## DATA EXTRACT

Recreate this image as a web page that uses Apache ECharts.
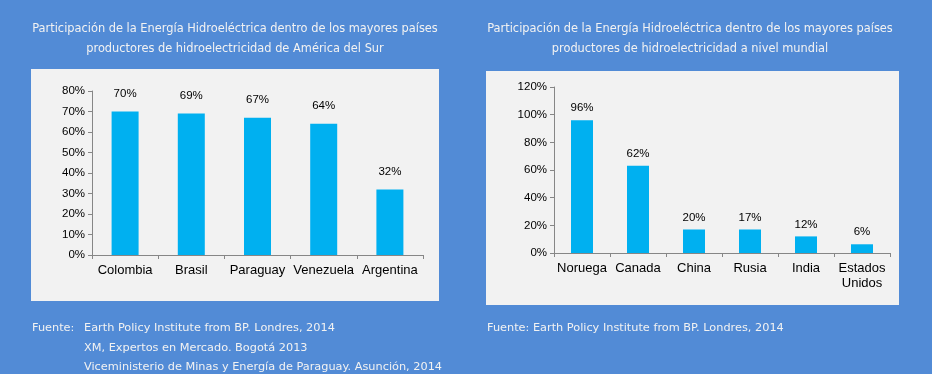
<!DOCTYPE html>
<html><head><meta charset="utf-8">
<script src="https://cdn.jsdelivr.net/npm/echarts@6/dist/echarts.min.js"></script>
<style>html,body{margin:0;padding:0;background:#528bd6;}#c{width:932px;height:374px;}</style>
</head><body><div id="c"></div>
<script>
const catsSA = ['Colombia','Brasil','Paraguay','Venezuela','Argentina'];
const valsSA = [0.70, 0.69, 0.67, 0.64, 0.32];
const labelsSA = ['70%','69%','67%','64%','32%'];
const ticksSA = {min:0, max:0.8, interval:0.1};

const catsW = ['Noruega','Canada','China','Rusia','India','Estados\nUnidos'];
const valsW = [0.96, 0.63, 0.17, 0.17, 0.12, 0.063];
const labelsW = ['96%','62%','20%','17%','12%','6%'];
const ticksW = {min:0, max:1.2, interval:0.2};

const titleSA = 'Participación de la Energía Hidroeléctrica dentro de los mayores países\nproductores de hidroelectricidad de América del Sur';
const titleW = 'Participación de la Energía Hidroeléctrica dentro de los mayores países\nproductores de hidroelectricidad a nivel mundial';
const fuenteLabel = 'Fuente:';
const fuenteSA = ['Earth Policy Institute from BP. Londres, 2014','XM, Expertos en Mercado. Bogotá 2013','Viceministerio de Minas y Energía de Paraguay. Asunción, 2014'];
const fuenteW = 'Fuente: Earth Policy Institute from BP. Londres, 2014';

const chart = echarts.init(document.getElementById('c'));
const axisCol = '#868686';
const titleFont = {color:'#f2f2f2', fontFamily:'DejaVu Sans', fontSize:11.4, lineHeight:20};
const footFont = '11.3px "DejaVu Sans"';
function yAxis(idx, t){
  return {type:'value', gridIndex:idx, min:t.min, max:t.max, interval:t.interval,
    axisLine:{show:true, lineStyle:{color:axisCol}}, axisTick:{show:true, length:4, lineStyle:{color:axisCol}},
    splitLine:{show:false},
    axisLabel:{formatter:v=>Math.round(v*100)+'%', color:'#000', fontFamily:'Liberation Sans', fontSize:11.5, margin:7}};
}
function xAxis(idx, cats){
  return {type:'category', gridIndex:idx, data:cats, boundaryGap:true,
    axisLine:{show:true, lineStyle:{color:axisCol}}, axisTick:{show:true, length:4, lineStyle:{color:axisCol}},
    axisLabel:{color:'#000', fontFamily:'Liberation Sans', fontSize:13, margin:8, lineHeight:15, interval:0}};
}
const footerTexts = [];
footerTexts.push({type:'text', left:32, top:323, style:{text:fuenteLabel, fill:'#f2f2f2', font:footFont}});
fuenteSA.forEach((s,i)=>footerTexts.push({type:'text', left:84, top:323+i*19.5, style:{text:s, fill:'#f2f2f2', font:footFont}}));
footerTexts.push({type:'text', left:487, top:323, style:{text:fuenteW, fill:'#f2f2f2', font:footFont}});

chart.setOption({
  backgroundColor:'#528bd6',
  animation:false,
  title:[
    {text:titleSA, left:230, top:14, textAlign:'center', textStyle:Object.assign({fontWeight:'normal'}, titleFont)},
    {text:titleW, left:685, top:14, textAlign:'center', textStyle:Object.assign({fontWeight:'normal'}, titleFont)}
  ],
  graphic:[
    {type:'rect', shape:{x:31, y:69, width:408, height:232}, style:{fill:'#f2f2f2'}, z:-10},
    {type:'rect', shape:{x:486, y:71, width:413, height:234}, style:{fill:'#f2f2f2'}, z:-10}
  ].concat(footerTexts),
  grid:[
    {left:92, right:509, top:91, bottom:119},
    {left:554, right:42, top:87, bottom:121}
  ],
  xAxis:[xAxis(0, catsSA), xAxis(1, catsW)],
  yAxis:[yAxis(0, ticksSA), yAxis(1, ticksW)],
  series:[
    {type:'bar', xAxisIndex:0, yAxisIndex:0, data:valsSA, barWidth:27, itemStyle:{color:'#00b0f0'},
     label:{show:true, position:'top', distance:12, formatter:p=>labelsSA[p.dataIndex], color:'#000', fontFamily:'Liberation Sans', fontSize:11.5}},
    {type:'bar', xAxisIndex:1, yAxisIndex:1, data:valsW, barWidth:22, itemStyle:{color:'#00b0f0'},
     label:{show:true, position:'top', distance:6, formatter:p=>labelsW[p.dataIndex], color:'#000', fontFamily:'Liberation Sans', fontSize:11.5}}
  ]
});
</script></body></html>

## PROBLEM STATEMENT
Return the material exactly as given, apart from the pictures.

## WRITTEN SOLUTION
Recreate this image as a web page that uses Apache ECharts.
<!DOCTYPE html>
<html><head><meta charset="utf-8">
<script src="https://cdn.jsdelivr.net/npm/echarts@6/dist/echarts.min.js"></script>
<style>html,body{margin:0;padding:0;background:#528bd6;}#c{width:932px;height:374px;}</style>
</head><body><div id="c"></div>
<script>
const catsSA = ['Colombia','Brasil','Paraguay','Venezuela','Argentina'];
const valsSA = [0.70, 0.69, 0.67, 0.64, 0.32];
const labelsSA = ['70%','69%','67%','64%','32%'];
const ticksSA = {min:0, max:0.8, interval:0.1};

const catsW = ['Noruega','Canada','China','Rusia','India','Estados\nUnidos'];
const valsW = [0.96, 0.63, 0.17, 0.17, 0.12, 0.063];
const labelsW = ['96%','62%','20%','17%','12%','6%'];
const ticksW = {min:0, max:1.2, interval:0.2};

const titleSA = 'Participación de la Energía Hidroeléctrica dentro de los mayores países\nproductores de hidroelectricidad de América del Sur';
const titleW = 'Participación de la Energía Hidroeléctrica dentro de los mayores países\nproductores de hidroelectricidad a nivel mundial';
const fuenteLabel = 'Fuente:';
const fuenteSA = ['Earth Policy Institute from BP. Londres, 2014','XM, Expertos en Mercado. Bogotá 2013','Viceministerio de Minas y Energía de Paraguay. Asunción, 2014'];
const fuenteW = 'Fuente: Earth Policy Institute from BP. Londres, 2014';

const chart = echarts.init(document.getElementById('c'));
const axisCol = '#868686';
const titleFont = {color:'#f2f2f2', fontFamily:'DejaVu Sans', fontSize:11.4, lineHeight:20};
const footFont = '11.3px "DejaVu Sans"';
function yAxis(idx, t){
  return {type:'value', gridIndex:idx, min:t.min, max:t.max, interval:t.interval,
    axisLine:{show:true, lineStyle:{color:axisCol}}, axisTick:{show:true, length:4, lineStyle:{color:axisCol}},
    splitLine:{show:false},
    axisLabel:{formatter:v=>Math.round(v*100)+'%', color:'#000', fontFamily:'Liberation Sans', fontSize:11.5, margin:7}};
}
function xAxis(idx, cats){
  return {type:'category', gridIndex:idx, data:cats, boundaryGap:true,
    axisLine:{show:true, lineStyle:{color:axisCol}}, axisTick:{show:true, length:4, lineStyle:{color:axisCol}},
    axisLabel:{color:'#000', fontFamily:'Liberation Sans', fontSize:13, margin:8, lineHeight:15, interval:0}};
}
const footerTexts = [];
footerTexts.push({type:'text', left:32, top:323, style:{text:fuenteLabel, fill:'#f2f2f2', font:footFont}});
fuenteSA.forEach((s,i)=>footerTexts.push({type:'text', left:84, top:323+i*19.5, style:{text:s, fill:'#f2f2f2', font:footFont}}));
footerTexts.push({type:'text', left:487, top:323, style:{text:fuenteW, fill:'#f2f2f2', font:footFont}});

chart.setOption({
  backgroundColor:'#528bd6',
  animation:false,
  title:[
    {text:titleSA, left:230, top:14, textAlign:'center', textStyle:Object.assign({fontWeight:'normal'}, titleFont)},
    {text:titleW, left:685, top:14, textAlign:'center', textStyle:Object.assign({fontWeight:'normal'}, titleFont)}
  ],
  graphic:[
    {type:'rect', shape:{x:31, y:69, width:408, height:232}, style:{fill:'#f2f2f2'}, z:-10},
    {type:'rect', shape:{x:486, y:71, width:413, height:234}, style:{fill:'#f2f2f2'}, z:-10}
  ].concat(footerTexts),
  grid:[
    {left:92, right:509, top:91, bottom:119},
    {left:554, right:42, top:87, bottom:121}
  ],
  xAxis:[xAxis(0, catsSA), xAxis(1, catsW)],
  yAxis:[yAxis(0, ticksSA), yAxis(1, ticksW)],
  series:[
    {type:'bar', xAxisIndex:0, yAxisIndex:0, data:valsSA, barWidth:27, itemStyle:{color:'#00b0f0'},
     label:{show:true, position:'top', distance:12, formatter:p=>labelsSA[p.dataIndex], color:'#000', fontFamily:'Liberation Sans', fontSize:11.5}},
    {type:'bar', xAxisIndex:1, yAxisIndex:1, data:valsW, barWidth:22, itemStyle:{color:'#00b0f0'},
     label:{show:true, position:'top', distance:6, formatter:p=>labelsW[p.dataIndex], color:'#000', fontFamily:'Liberation Sans', fontSize:11.5}}
  ]
});
</script></body></html>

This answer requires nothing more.